Dienstag, 14. Januar 2014

Der Bienenmann

Mit dem Bienenmann verhält es sich so: Was er sagt, passiert. Nicht, weil alle daran glauben, dass es passiert. Die Dinge, die um uns geschehen, geschehen einfach - ganz egal, was wir davon halten. Beim Bienenmann ist das anders: Es geschieht, weil er es sagt. Ganz egal, was er davon hält. Nun tätigt der Bienenmann gottlob keine Aussagen über alles, was in der Welt passiert. Würde er es tun, geschähe es freilich. Nur wer wollte das schon? Niemand - und am wenigsten er selbst.

Wichtig ist nur das Wetter, denn das kann er bestimmen. Die meisten Menschen interessieren sich ja auch für wenig Anderes. Es ist auch nicht so, dass er das Wetter machen würde. Er sagt bloß, wie es wird, und das Wetter hält sich daran. Ein stilles Abkommen scheint zwischen dem Bienenmann und dem Wetter zu bestehen.

Der Mensch will vieles wissen. Am meisten interessiert ihn aber, wie das Wetter wird. Also fragt er den Bienenmann, vor allem zwei Mal im Jahr. Einmal nach dem Winter; und einmal nach dem Sommer. "Wie wird der Sommer?" oder "Wie wird der Winter?". Im Sommer will der Mensch Sonne, aber es soll auch nicht zu lange trocken bleiben.

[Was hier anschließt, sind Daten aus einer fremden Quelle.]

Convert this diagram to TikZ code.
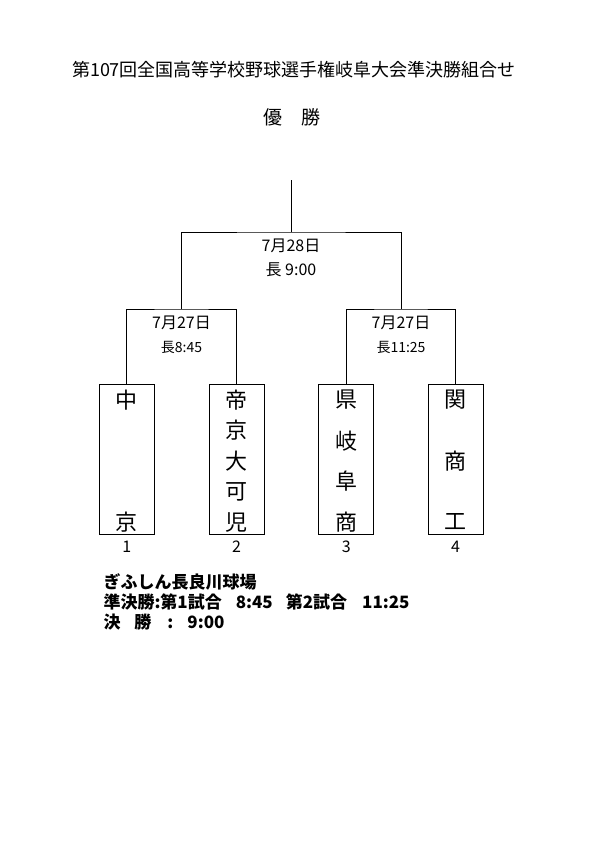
\documentclass[tikz,border=0pt]{standalone}
\usepackage{fontspec}
\setmainfont{Noto Sans CJK JP}
\usetikzlibrary{positioning}
\tikzset{
  teambox/.style={draw, line width=1pt, minimum width=55pt, minimum height=150pt, inner sep=0pt}
}
\tikzset{
  teamtext/.style={font=\fontsize{22}{24}\selectfont, inner sep=0pt},
  datetext/.style={font=\fontsize{16}{18}\selectfont, inner sep=0pt},
  timetext/.style={font=\fontsize{14}{16}\selectfont, inner sep=0pt},
  numtext/.style={font=\fontsize{16}{18}\selectfont, inner sep=0pt},
  notetext/.style={font=\fontsize{17}{19}\selectfont\bfseries, inner sep=0pt, anchor=west}
}

\begin{document}
\begin{tikzpicture}[x=1pt, y=-1pt, line width=1pt]
      \useasboundingbox (0,0) rectangle (595,841);
      \node[font=\fontsize{18}{20}\selectfont] (title) at (294,70) {第107回全国高等学校野球選手権岐阜大会準決勝組合せ};
      \node[font=\fontsize{19}{21}\selectfont] (yusho) at (292,117) {優\quad 勝};
      % team boxes
      \node[teambox] (t1) at (126.8,459) {};
      \node[teambox] (t2) at (236.5,459) {};
      \node[teambox] (t3) at (346.2,459) {};
      \node[teambox] (t4) at (455.5,459) {};
      \foreach \i/\x/\n/\name in {1/126.8/2/{中,京}, 2/236.5/5/{帝,京,大,可,児},
                                  3/346.2/4/{県,岐,阜,商}, 4/455.5/3/{関,商,工}}
        \foreach \c [count=\k from 0] in \name
          \node[teamtext] (t\i c\k) at (\x,{400+\k*122/(\n-1)}) {\c};
      \node[numtext, below=6pt of t1] (n1) {1};
      \node[numtext, below=6pt of t2] (n2) {2};
      \node[numtext, below=6pt of t3] (n3) {3};
      \node[numtext, below=6pt of t4] (n4) {4};
      % brackets
      \coordinate (win) at (291,180);
      \coordinate (fin) at (291,232);
      \coordinate (s1) at (181.5,309);
      \coordinate (s2) at (401,309);
      \draw (t1.north) |- (s1) -| (t2.north);
      \draw (t3.north) |- (s2) -| (t4.north);
      \draw (s1) |- (fin) -| (s2);
      \draw (fin) -- (win);
      \node[datetext] (d0) at (291,246) {7月28日};
      \node[datetext] (h0) at (291,270) {長 9:00};
      \node[datetext] (d1) at (181.5,323) {7月27日};
      \node[timetext] (h1) at (181.5,347) {長8:45};
      \node[datetext] (d2) at (401,323) {7月27日};
      \node[timetext] (h2) at (401,347) {長11:25};
      % venue and times
      \node[notetext] (v1) at (103,582) {ぎふしん長良川球場};
      \node[notetext] (v2) at (103,602) {準決勝:第1試合\hspace{14pt}8:45\hspace{13pt}第2試合\hspace{15pt}11:25};
      \node[notetext] (v3) at (103,622) {決\hspace{14pt}勝\hspace{16pt}:\hspace{14pt}9:00};
    \end{tikzpicture}
\end{document}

Im Winter will der Mensch Schnee, aber eben auch Sonne, um diesen genießen zu können. Für Menschen in Tourismusgebieten ist der Schnee im Winter also besonders wichtig. "Wann kommt der Schnee?", fragen sie deshalb den Bienenmann, oder: "Wie viel Schnee bekommen wir heuer?". Und der Bienenmann sagt es dann. Er sagt zum Beispiel: "Ende November kommt viel Schnee. Danach wird es warm. Im Jänner gibt's dann wieder Neuschnee." Und das Wetter wird dann so. Zunächst zumindest.

Nach einem Monat Winter fragen die Menschen wieder: "Wann kommt der Schnee?", und der Bienenmann muss ihn wieder verheißen. "Jetzt noch nicht. Ende Jänner oder Anfang Februar", vertröstet er die Menschen. Er sagt, er habe das von den Bienen gehört oder aus dem Misthaufen herausgelesen, außerdem habe er jahrzehntelang Aufzeichnungen geführt. So gibt der Bienenmann dem Wetter auch eine statistisch gute Chance, so zu werden, wie es immer schon war: Kalt im Winter, warm im Sommer. Mal mehr Schnee oder Regen, mal weniger. Aber Schnee oder Regen kommt immer! Entweder am Ende des einen, oder am Anfang eines anderen Monats. Oder zwischendrin, einfach so.

Werden die Fragen dringlicher, wehrt der Bienenmann ab: Er könne es ja auch nicht ganz genau sagen, schließlich sei er nicht der liebe Gott. Obwohl es natürlich schon oft so aussieht, als wäre er genau das: der liebe Gott. "Fürchtet euch nicht", spricht er dann, eine Biene streichelnd, "bald einmal kommt der Schnee!" Und die Menschen erzittern unter den Worten des Bienenmannes, weil sie nun wissen: Bald einmal schneit es. "Kommt viel Schnee?", fragen sie weiter. "Nein, generell eher wenig, stellenweise aber ganz ordentlich!", sagt der Bienenmann dann, weil sein Misthaufen hat es ihm geflüstert und die Bienen haben es ihm gesummt. Damit gibt er dem Wetter wieder die Chance, auf dem Berg "ganz ordentlich" Schnee abzulagern, in sonnigen Tälern hingegen "eher wenig" liegen zu lassen.

"Sprich, Bienenmann!", fordern die Menschen, "wie wird der Sommer?" - "Vor dem Sommer kommt das Frühjahr, und das wird regenreich, dann wird es warm, und im Sommer heiß! Aber auch viel Regen - oder wenig. Und nach dem Sommer kommt ein schöner Herbst." "Oh", sagen dann die Menschen, "gut!", und verbreiten die Kunde, dass das Wetter wieder so werde, wie es der Bienenmann gesagt habe. Und sollte es im Februar immer noch zu wenig Schnee haben, so hoffen sie inständig darauf, dass der Bienenmann sein heilig Wort sprechen möge und sage: "Es kommt Schnee!" Und sie hoffen, dass das Wetter selbigen dann auch bringe, sich also wieder an die Worte des Bienenmannes halte, das stille Abkommen einlösend, welches er mit dem Wetter hat. Oh, Zauber der Natur! Oh, Weisheit des Misthaufens! Mach, lieber Bienenmann, dass es schneie!